Not everyone agrees the mirror is a good thing. Anna Gruning worked out at Stars and Stripes for almost six years. Beginning at age 5, under the gym’s previous owners, Gruning lived and breathed gymnastics. At age 7, she began competing as a level five. By age 10, Gruning competed as a level eight. At the end of that season, when she was 11, Gruning quit competing due to injuries and burnout. She coached at Stars and Stripes until 2001. “I hated the mirrors at the gym,” Gruning said. “It caused a lot of problems. I would look in the mirror, and I would think I was the fattest one. I remember being 8 years old and thinking, ‘I can only have a granola bar for dinner. I can’t eat after 8:00. I can’t have any sweets.’ The doctors and my mom were always saying, ‘You’ve gotta eat. You’ve gotta eat.’

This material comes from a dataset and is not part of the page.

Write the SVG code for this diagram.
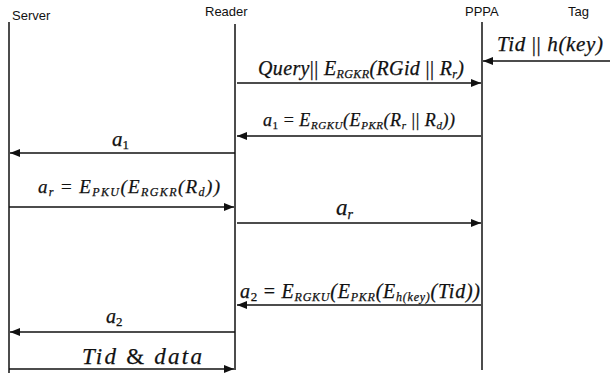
<svg xmlns="http://www.w3.org/2000/svg" width="610" height="373" viewBox="0 0 610 373">
  <style>
    .head { font-family: "Liberation Sans", Arial, sans-serif; font-size: 13px; fill: #111; }
    .math { font-family: "Liberation Serif", "Times New Roman", serif; font-style: italic; fill: #111; stroke: #111; stroke-width: 0.25; }
    .up { font-style: normal; }
    .life { stroke: #111; stroke-width: 1.5; fill: none; }
    .msg { stroke: #111; stroke-width: 1.6; fill: none; marker-end: url(#head); }
  </style>
  <defs>
    <marker id="head" viewBox="0 0 10 8" refX="10" refY="4" markerWidth="10" markerHeight="8" markerUnits="userSpaceOnUse" orient="auto">
      <path d="M0,0 L10,4 L0,8 z" fill="#111"/>
    </marker>
  </defs>

  <rect width="610" height="373" fill="#fff"/>

  <!-- participants and lifelines -->
  <g id="server">
    <text class="head" x="12" y="20">Server</text>
    <line class="life" x1="9" y1="22" x2="9" y2="373"/>
  </g>
  <g id="reader">
    <text class="head" x="205" y="16">Reader</text>
    <line class="life" x1="235" y1="24" x2="235" y2="370"/>
  </g>
  <g id="pppa">
    <text class="head" x="465" y="16">PPPA</text>
    <line class="life" x1="482" y1="22" x2="482" y2="370"/>
  </g>
  <g id="tag">
    <text class="head" x="568" y="16">Tag</text>
  </g>

  <!-- messages -->
  <g id="connectors">
    <line class="msg" x1="610" y1="61" x2="483" y2="61"/>
    <line class="msg" x1="237" y1="83" x2="481" y2="83"/>
    <line class="msg" x1="481" y1="136" x2="237" y2="136"/>
    <line class="msg" x1="235" y1="153" x2="10" y2="153"/>
    <line class="msg" x1="9" y1="207" x2="234" y2="207"/>
    <line class="msg" x1="237" y1="223" x2="481" y2="223"/>
    <line class="msg" x1="481" y1="305" x2="237" y2="305"/>
    <line class="msg" x1="235" y1="332" x2="10" y2="332"/>
    <line class="msg" x1="9" y1="369" x2="234" y2="369"/>
  </g>

  <!-- message labels -->
  <g id="labels">
    <text class="math" x="497" y="51" font-size="21" textLength="106" lengthAdjust="spacing">Tid <tspan class="up">||</tspan> h(key)</text>

    <text class="math" x="258" y="75" font-size="20" textLength="206" lengthAdjust="spacing">Query<tspan class="up">||</tspan> E<tspan font-size="12" dy="3">RGKR</tspan><tspan dy="-3">(RGid </tspan><tspan class="up">||</tspan> R<tspan font-size="12" dy="3">r</tspan><tspan dy="-3">)</tspan></text>

    <text class="math" x="263" y="126" font-size="18" textLength="192" lengthAdjust="spacing">a<tspan class="up" font-size="11" dy="3">1</tspan><tspan class="up" dy="-3"> = </tspan>E<tspan font-size="11" dy="3">RGKU</tspan><tspan dy="-3">(E</tspan><tspan font-size="11" dy="3">PKR</tspan><tspan dy="-3">(R</tspan><tspan font-size="11" dy="3">r</tspan><tspan dy="-3"> </tspan><tspan class="up">||</tspan> R<tspan font-size="11" dy="3">d</tspan><tspan dy="-3">))</tspan></text>

    <text class="math" x="112" y="146" font-size="21">a<tspan class="up" font-size="13" dy="3">1</tspan></text>

    <text class="math" x="38" y="193" font-size="19" textLength="182" lengthAdjust="spacing">a<tspan font-size="12" dy="3">r</tspan><tspan class="up" dy="-3"> = </tspan>E<tspan font-size="12" dy="3">PKU</tspan><tspan dy="-3">(E</tspan><tspan font-size="12" dy="3">RGKR</tspan><tspan dy="-3">(R</tspan><tspan font-size="12" dy="3">d</tspan><tspan dy="-3">))</tspan></text>

    <text class="math" x="336" y="215" font-size="23">a<tspan font-size="14" dy="4">r</tspan></text>

    <text class="math" x="240" y="298" font-size="20" textLength="240" lengthAdjust="spacing">a<tspan class="up" font-size="13" dy="3">2</tspan><tspan class="up" dy="-3"> = </tspan>E<tspan font-size="12" dy="3">RGKU</tspan><tspan dy="-3">(E</tspan><tspan font-size="12" dy="3">PKR</tspan><tspan dy="-3">(E</tspan><tspan font-size="12" dy="3">h(key)</tspan><tspan dy="-3">(Tid))</tspan></text>

    <text class="math" x="106" y="323" font-size="20">a<tspan class="up" font-size="13" dy="3">2</tspan></text>

    <text class="math" x="82" y="364" font-size="23" textLength="120" lengthAdjust="spacing">Tid <tspan class="up">&amp;</tspan> data</text>
  </g>
</svg>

“When I was eight, I weighed 52 pounds,” Gruning explained. “I had my tonsils out and I didn’t want to eat. I ended up dropping back to 42 pounds. So I had eating problems when I was little. I was like that because I saw the little gymnasts on TV, and I read about them. I would think, ‘She only weighs 60 pounds and she’s five years older than I am.’ That was an issue for me the whole time.”